Data extract:

::::::::

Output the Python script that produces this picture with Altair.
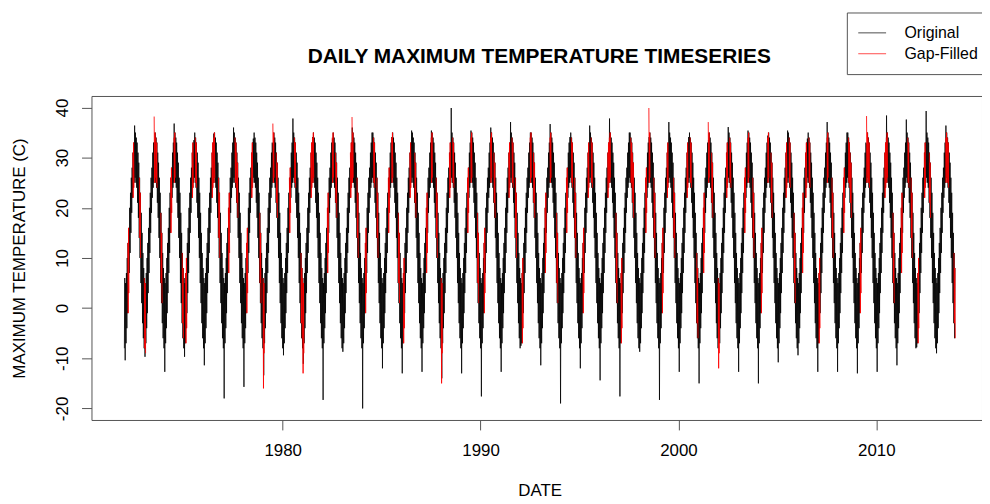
import datetime as dt
import altair as alt
import pandas as pd

TITLE = "DAILY MAXIMUM TEMPERATURE TIMESERIES"
X_TITLE = "DATE"
Y_TITLE = "MAXIMUM TEMPERATURE (C)"
SERIES = ["Original", "Gap-Filled"]
COLORS = ["#000000", "#ff0000"]

YEARS = list(range(1972, 2014))
# summer (July) maximum spike of the original series, per year
PEAK_ORIG = [36.4, 33.1, 36.8, 33.5, 34.8, 36.0, 33.8, 32.8, 37.8, 34.1,
             33.8, 36.0, 35.0, 34.1, 35.4, 35.4, 39.9, 35.4, 36.0, 37.1,
             35.0, 36.7, 34.1, 36.4, 37.8, 35.0, 34.1, 37.1, 34.1, 33.5,
             36.1, 35.4, 34.4, 35.4, 33.8, 37.1, 35.0, 32.8, 38.4, 37.6,
             39.3, 36.4]
# winter (January) minimum spike of the original series, per year
TROUGH_ORIG = [-10.4, -9.7, -12.7, -9.7, -11.4, -18.0, -15.7, -13.4, -9.4, -11.1,
               -18.3, -8.7, -20.0, -12.0, -13.0, -12.7, -14.0, -13.0, -17.6, -12.7,
               -7.5, -11.4, -19.0, -12.0, -14.4, -17.6, -8.7, -18.3, -12.7, -15.0,
               -6.0, -12.7, -15.0, -10.8, -9.4, -12.7, -12.7, -13.0, -12.7, -11.4,
               -7.8, -9.0]
# gap-filled spikes that stand out from the original (None = none visible)
PEAK_FILL = [None, 38.2, None, None, None, None, None, 36.8, None, None,
             None, 38.1, None, None, None, None, None, None, None, None,
             None, None, None, None, None, None, 39.9, None, None, 37.1,
             None, None, None, None, None, None, None, 38.3, None, None,
             None, None]
TROUGH_FILL = [None, None, None, None, None, None, None, -16.0, None, -13.0,
               None, None, None, None, None, None, -15.0, None, None, None,
               None, None, None, None, None, None, None, None, None, None,
               -12.0, None, None, None, None, None, None, None, None, None,
               None, None]
# months (1-12) where the original has gaps and the filled series shows
GAP_MONTHS = [[3, 6, 10], [1, 7, 8, 11], [5, 7, 12], [2, 6, 8], [6, 7, 10],
              [4, 8, 9], [3, 6, 11], [1, 7, 9], [5, 8, 12], [1, 6, 7],
              [4, 7, 9], [6, 7, 10], [3, 8, 10], [5, 7, 11], [2, 6, 9],
              [4, 7, 10], [1, 6, 8], [5, 7, 11], [3, 7, 9], [6, 8, 10],
              [2, 7, 9], [4, 7, 11], [5, 8, 10], [3, 6, 8], [6, 7, 11],
              [2, 8, 9], [5, 7, 10], [3, 6, 10], [6, 8, 12], [4, 7, 9],
              [1, 6, 8], [5, 7, 10], [3, 7, 9], [6, 8, 11], [4, 6, 8],
              [2, 7, 10], [5, 8, 9], [3, 7, 8], [6, 7, 11], [4, 8, 10],
              [2, 6, 9], [7, 8, 12]]
# typical upper / lower daily values in each half-month (Jan 1-15, Jan 16-31, ...)
HALF_HIGH = [6, 5, 7, 10, 13, 16, 20, 23, 26, 28, 31, 33,
             34, 35, 34, 33, 31, 29, 26, 23, 19, 15, 11, 8]
HALF_LOW = [-8, -9, -7, -4, -1, 3, 7, 11, 15, 19, 22, 24,
            25, 26, 25, 24, 21, 18, 14, 10, 5, 1, -3, -6]
DAYS_ORIG = [(1, 8), (16, 23)]
DAYS_FILL = [(4, 12), (19, 27)]
Y_TICKS = [-20, -10, 0, 10, 20, 30, 40]
X_TICK_YEARS = [1980, 1990, 2000, 2010]

FONT = "Liberation Sans, Arial, sans-serif"

orig_rows = []
fill_rows = []
for yi, yr in enumerate(YEARS):
    for h in range(24):
        m, half = divmod(h, 2)
        d_lo, d_hi = DAYS_ORIG[half]
        lo, hi = HALF_LOW[h], HALF_HIGH[h]
        if h == 1:
            lo = TROUGH_ORIG[yi]
        if h == 12:
            hi = PEAK_ORIG[yi]
        orig_rows.append({"date": dt.datetime(yr, m + 1, d_lo), "temp": lo,
                          "series": SERIES[0]})
        orig_rows.append({"date": dt.datetime(yr, m + 1, d_hi), "temp": hi,
                          "series": SERIES[0]})
    for gm in GAP_MONTHS[yi]:
        for half in range(2):
            h = 2 * (gm - 1) + half
            d_hi, d_lo = DAYS_FILL[half]
            lo, hi = HALF_LOW[h], HALF_HIGH[h]
            if h == 0 and TROUGH_FILL[yi] is not None:
                lo = TROUGH_FILL[yi]
            if h == 12 and PEAK_FILL[yi] is not None:
                hi = PEAK_FILL[yi]
            fill_rows.append({"date": dt.datetime(yr, gm, d_hi), "temp": hi,
                              "series": SERIES[1], "seg": f"{yr}-{gm}"})
            fill_rows.append({"date": dt.datetime(yr, gm, d_lo), "temp": lo,
                              "series": SERIES[1], "seg": f"{yr}-{gm}"})

orig_df = pd.DataFrame(orig_rows)
fill_df = pd.DataFrame(fill_rows)

x_scale = alt.Scale(domain=[alt.DateTime(year=1970, month=5, date=4),
                            alt.DateTime(year=2015, month=5, date=5)],
                    nice=False)
y_scale = alt.Scale(domain=[-22.3, 42.3], nice=False, zero=False)
color_scale = alt.Scale(domain=SERIES, range=COLORS)

x_enc = alt.X("date:T", scale=x_scale, title=X_TITLE,
              axis=alt.Axis(values=[alt.DateTime(year=y, month=1, date=1)
                                    for y in X_TICK_YEARS],
                            format="%Y", labelPadding=13, titleX=451,
                            titleY=76, titleBaseline="alphabetic"))
y_enc = alt.Y("temp:Q", scale=y_scale, title=Y_TITLE,
              axis=alt.Axis(values=Y_TICKS,
                            labelExpr="datum.value < 0 ? '-' + abs(datum.value) : '' + datum.value",
                            labelAngle=270, labelPadding=10,
                            titleAngle=270, titleBaseline="middle",
                            titleAlign="center", titleX=-72, titleY=163))
legend = alt.Legend(orient="none", legendX=760, legendY=-84, title=None,
                    symbolType="stroke", symbolSize=784, symbolStrokeWidth=1,
                    symbolOpacity=0.7, labelFontSize=16, labelFont=FONT,
                    labelColor="#000", labelOffset=18, padding=11,
                    clipHeight=19, rowPadding=2, strokeColor="#555",
                    fillColor="white")

orig_layer = alt.Chart(orig_df).mark_line(strokeWidth=0.8).encode(
    x=x_enc, y=y_enc,
    color=alt.Color("series:N", scale=color_scale, legend=legend),
)
fill_layer = alt.Chart(fill_df).mark_line(strokeWidth=0.9, opacity=0.95).encode(
    x=x_enc, y=y_enc,
    color=alt.Color("series:N", scale=color_scale, legend=legend),
    detail="seg:N",
)
title_layer = alt.Chart(pd.DataFrame({"t": [TITLE]})).mark_text(
    font=FONT, fontSize=21, fontWeight="bold", color="#000",
    align="center", baseline="alphabetic",
).encode(text="t:N", x=alt.value(450.5), y=alt.value(-33))

chart = alt.layer(orig_layer, fill_layer, title_layer).properties(
    width=896, height=326,
    padding={"left": 84, "top": 87, "right": 0, "bottom": 80},
    autosize=alt.AutoSizeParams(type="none"),
).configure_view(
    stroke="#555", strokeWidth=1
).configure_axis(
    domain=False, grid=False, tickColor="#555", tickSize=10,
    labelFont=FONT, titleFont=FONT, labelFontSize=17, titleFontSize=17,
    labelColor="#000", titleColor="#000", titleFontWeight="normal",
)

chart.save("out.html", embed_options={"renderer": "svg", "actions": False})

::::::::

Request: Reproduce each line exactly, please, except for any pictures.

Solution to the problem:
Output the Python script that produces this picture with Altair.
import datetime as dt
import altair as alt
import pandas as pd

TITLE = "DAILY MAXIMUM TEMPERATURE TIMESERIES"
X_TITLE = "DATE"
Y_TITLE = "MAXIMUM TEMPERATURE (C)"
SERIES = ["Original", "Gap-Filled"]
COLORS = ["#000000", "#ff0000"]

YEARS = list(range(1972, 2014))
# summer (July) maximum spike of the original series, per year
PEAK_ORIG = [36.4, 33.1, 36.8, 33.5, 34.8, 36.0, 33.8, 32.8, 37.8, 34.1,
             33.8, 36.0, 35.0, 34.1, 35.4, 35.4, 39.9, 35.4, 36.0, 37.1,
             35.0, 36.7, 34.1, 36.4, 37.8, 35.0, 34.1, 37.1, 34.1, 33.5,
             36.1, 35.4, 34.4, 35.4, 33.8, 37.1, 35.0, 32.8, 38.4, 37.6,
             39.3, 36.4]
# winter (January) minimum spike of the original series, per year
TROUGH_ORIG = [-10.4, -9.7, -12.7, -9.7, -11.4, -18.0, -15.7, -13.4, -9.4, -11.1,
               -18.3, -8.7, -20.0, -12.0, -13.0, -12.7, -14.0, -13.0, -17.6, -12.7,
               -7.5, -11.4, -19.0, -12.0, -14.4, -17.6, -8.7, -18.3, -12.7, -15.0,
               -6.0, -12.7, -15.0, -10.8, -9.4, -12.7, -12.7, -13.0, -12.7, -11.4,
               -7.8, -9.0]
# gap-filled spikes that stand out from the original (None = none visible)
PEAK_FILL = [None, 38.2, None, None, None, None, None, 36.8, None, None,
             None, 38.1, None, None, None, None, None, None, None, None,
             None, None, None, None, None, None, 39.9, None, None, 37.1,
             None, None, None, None, None, None, None, 38.3, None, None,
             None, None]
TROUGH_FILL = [None, None, None, None, None, None, None, -16.0, None, -13.0,
               None, None, None, None, None, None, -15.0, None, None, None,
               None, None, None, None, None, None, None, None, None, None,
               -12.0, None, None, None, None, None, None, None, None, None,
               None, None]
# months (1-12) where the original has gaps and the filled series shows
GAP_MONTHS = [[3, 6, 10], [1, 7, 8, 11], [5, 7, 12], [2, 6, 8], [6, 7, 10],
              [4, 8, 9], [3, 6, 11], [1, 7, 9], [5, 8, 12], [1, 6, 7],
              [4, 7, 9], [6, 7, 10], [3, 8, 10], [5, 7, 11], [2, 6, 9],
              [4, 7, 10], [1, 6, 8], [5, 7, 11], [3, 7, 9], [6, 8, 10],
              [2, 7, 9], [4, 7, 11], [5, 8, 10], [3, 6, 8], [6, 7, 11],
              [2, 8, 9], [5, 7, 10], [3, 6, 10], [6, 8, 12], [4, 7, 9],
              [1, 6, 8], [5, 7, 10], [3, 7, 9], [6, 8, 11], [4, 6, 8],
              [2, 7, 10], [5, 8, 9], [3, 7, 8], [6, 7, 11], [4, 8, 10],
              [2, 6, 9], [7, 8, 12]]
# typical upper / lower daily values in each half-month (Jan 1-15, Jan 16-31, ...)
HALF_HIGH = [6, 5, 7, 10, 13, 16, 20, 23, 26, 28, 31, 33,
             34, 35, 34, 33, 31, 29, 26, 23, 19, 15, 11, 8]
HALF_LOW = [-8, -9, -7, -4, -1, 3, 7, 11, 15, 19, 22, 24,
            25, 26, 25, 24, 21, 18, 14, 10, 5, 1, -3, -6]
DAYS_ORIG = [(1, 8), (16, 23)]
DAYS_FILL = [(4, 12), (19, 27)]
Y_TICKS = [-20, -10, 0, 10, 20, 30, 40]
X_TICK_YEARS = [1980, 1990, 2000, 2010]

FONT = "Liberation Sans, Arial, sans-serif"

orig_rows = []
fill_rows = []
for yi, yr in enumerate(YEARS):
    for h in range(24):
        m, half = divmod(h, 2)
        d_lo, d_hi = DAYS_ORIG[half]
        lo, hi = HALF_LOW[h], HALF_HIGH[h]
        if h == 1:
            lo = TROUGH_ORIG[yi]
        if h == 12:
            hi = PEAK_ORIG[yi]
        orig_rows.append({"date": dt.datetime(yr, m + 1, d_lo), "temp": lo,
                          "series": SERIES[0]})
        orig_rows.append({"date": dt.datetime(yr, m + 1, d_hi), "temp": hi,
                          "series": SERIES[0]})
    for gm in GAP_MONTHS[yi]:
        for half in range(2):
            h = 2 * (gm - 1) + half
            d_hi, d_lo = DAYS_FILL[half]
            lo, hi = HALF_LOW[h], HALF_HIGH[h]
            if h == 0 and TROUGH_FILL[yi] is not None:
                lo = TROUGH_FILL[yi]
            if h == 12 and PEAK_FILL[yi] is not None:
                hi = PEAK_FILL[yi]
            fill_rows.append({"date": dt.datetime(yr, gm, d_hi), "temp": hi,
                              "series": SERIES[1], "seg": f"{yr}-{gm}"})
            fill_rows.append({"date": dt.datetime(yr, gm, d_lo), "temp": lo,
                              "series": SERIES[1], "seg": f"{yr}-{gm}"})

orig_df = pd.DataFrame(orig_rows)
fill_df = pd.DataFrame(fill_rows)

x_scale = alt.Scale(domain=[alt.DateTime(year=1970, month=5, date=4),
                            alt.DateTime(year=2015, month=5, date=5)],
                    nice=False)
y_scale = alt.Scale(domain=[-22.3, 42.3], nice=False, zero=False)
color_scale = alt.Scale(domain=SERIES, range=COLORS)

x_enc = alt.X("date:T", scale=x_scale, title=X_TITLE,
              axis=alt.Axis(values=[alt.DateTime(year=y, month=1, date=1)
                                    for y in X_TICK_YEARS],
                            format="%Y", labelPadding=13, titleX=451,
                            titleY=76, titleBaseline="alphabetic"))
y_enc = alt.Y("temp:Q", scale=y_scale, title=Y_TITLE,
              axis=alt.Axis(values=Y_TICKS,
                            labelExpr="datum.value < 0 ? '-' + abs(datum.value) : '' + datum.value",
                            labelAngle=270, labelPadding=10,
                            titleAngle=270, titleBaseline="middle",
                            titleAlign="center", titleX=-72, titleY=163))
legend = alt.Legend(orient="none", legendX=760, legendY=-84, title=None,
                    symbolType="stroke", symbolSize=784, symbolStrokeWidth=1,
                    symbolOpacity=0.7, labelFontSize=16, labelFont=FONT,
                    labelColor="#000", labelOffset=18, padding=11,
                    clipHeight=19, rowPadding=2, strokeColor="#555",
                    fillColor="white")

orig_layer = alt.Chart(orig_df).mark_line(strokeWidth=0.8).encode(
    x=x_enc, y=y_enc,
    color=alt.Color("series:N", scale=color_scale, legend=legend),
)
fill_layer = alt.Chart(fill_df).mark_line(strokeWidth=0.9, opacity=0.95).encode(
    x=x_enc, y=y_enc,
    color=alt.Color("series:N", scale=color_scale, legend=legend),
    detail="seg:N",
)
title_layer = alt.Chart(pd.DataFrame({"t": [TITLE]})).mark_text(
    font=FONT, fontSize=21, fontWeight="bold", color="#000",
    align="center", baseline="alphabetic",
).encode(text="t:N", x=alt.value(450.5), y=alt.value(-33))

chart = alt.layer(orig_layer, fill_layer, title_layer).properties(
    width=896, height=326,
    padding={"left": 84, "top": 87, "right": 0, "bottom": 80},
    autosize=alt.AutoSizeParams(type="none"),
).configure_view(
    stroke="#555", strokeWidth=1
).configure_axis(
    domain=False, grid=False, tickColor="#555", tickSize=10,
    labelFont=FONT, titleFont=FONT, labelFontSize=17, titleFontSize=17,
    labelColor="#000", titleColor="#000", titleFontWeight="normal",
)

chart.save("out.html", embed_options={"renderer": "svg", "actions": False})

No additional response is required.